可到底是自己的親傳弟子啊,就算想起來很頭疼,也總是要為她們的未來考量。
此次出山幫老友邰勁松尋兒子是一方面,精打細算的唐老頭早已與邰小胖兒他爹談成了筆交易,找到兒子,就幫他兩個小徒弟打造兩把趁手的仙法器。
邰勁松何許人?
懷東沅江樓的鍛造大師,老帝君時期誕生的傳奇鍛造大師彥云鶴的唯一親傳弟子。
他的作品雖遠不及彥云鶴的傳世之作“朝云十三鶴”的威名,但當下四界之內的仙法師若是想打造仙法器,定會想著邰勁松的手藝。
鍛造本身并非易事,一件上乘的仙法器所需耗費的時間和精力更甚。
人生苦短,鍛造大師終其一生能夠鍛造出的仙法器數量有限,所以每一次的選擇都彌足珍貴。
邰勁松應下的這兩把仙法器,不止是酬勞交易,更是因著與唐山水多年的情誼。
但這鍛造用的諸多材料,還是要自己解決。
思及此處,唐山水覺得錢袋甚疼。
“知千!小葉子!換身衣服,為師帶你們逛街去!”
此前答應了幫忙尋邰小胖兒的柳予安十分信守承諾,趁著唐山水為鍋蓋頭治療的空檔自告奮勇外出打探消息。
唐山水要帶著兩個小徒弟上街,只好將未醒的鍋蓋頭暫時托付給攸寧照看。
兩個小書生搖身一變換回了女兒裝,少了幾分稚氣,多了幾分嬌俏可愛。
知千一身粉白的冬裝,衣領上還纏著一圈白色的峈毛,袖口的金絲并蒂蓮繡工極好,點綴在花間的幾顆瑩潤珍珠恰到好處,給整體添了點輕巧的貴氣。

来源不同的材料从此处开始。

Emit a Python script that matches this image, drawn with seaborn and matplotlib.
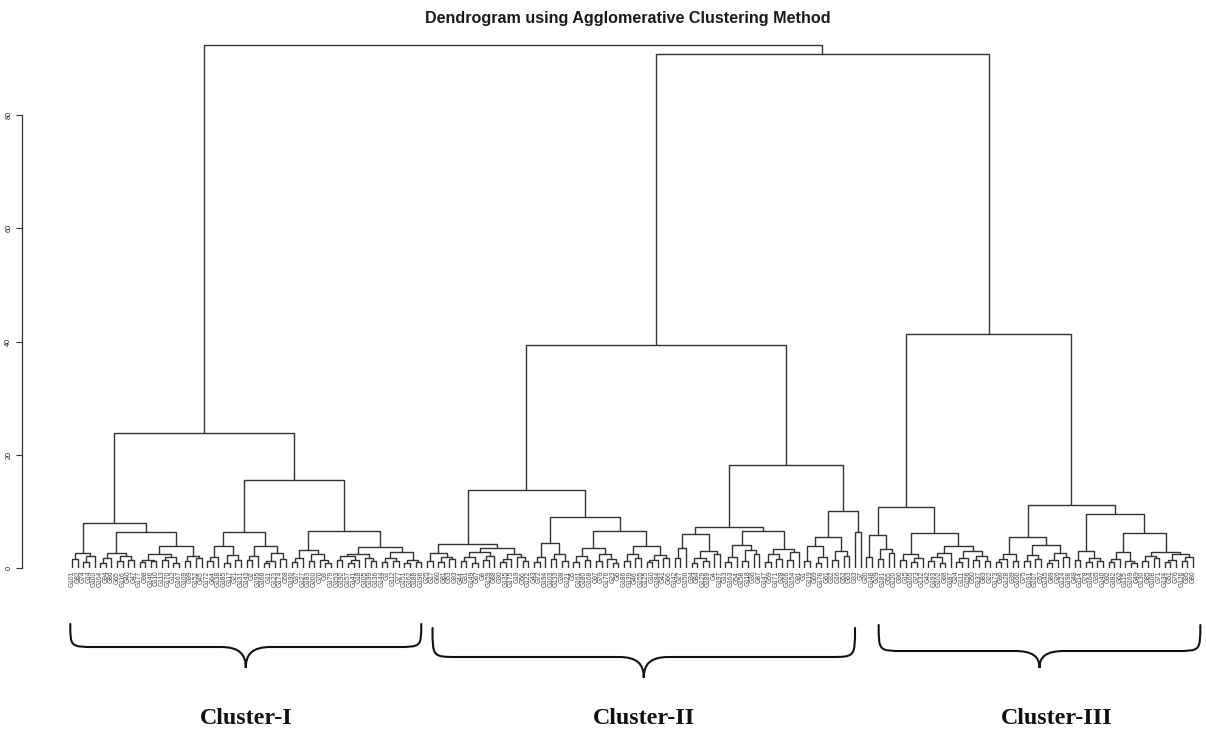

葉凌雙和知千的冬裝款式極為相似,但主色不是少女粉,而是明艷的赤火紅。
這樣一個不愛說話不愛顯眼的小姑娘,偏喜歡這么招搖的顏色,說是紅色像她練習鍛造時用的火,又像她最愛的冰糖葫蘆。
兩個可愛的小姑娘一左一右跟在唐山水后頭,一個笑意盈盈,一個面無表情,大有左右護法的派頭,成了今日星河鎮街頭一道亮麗的風景線。
打從知千記事起,唐山水就一直拄著那根細木拐棍兒,走兩步敲一下。
倒不是真的腿腳不靈便,很像是那些帶著長仙法杖的仙法師的派頭,可是這細木拐棍兒看著實在寒酸,倒是很符合唐老頭平時的生活水平,知千一直猜測他是不是上山時順手撿回來的。
所以問題來了。
“師父,咱要逛街買啥?你帶錢了么?”
唐山水白了她一眼,“你們這兩只小白眼兒狼在我這兒吃吃喝喝這么多年,怎么也得給我回報點吧?”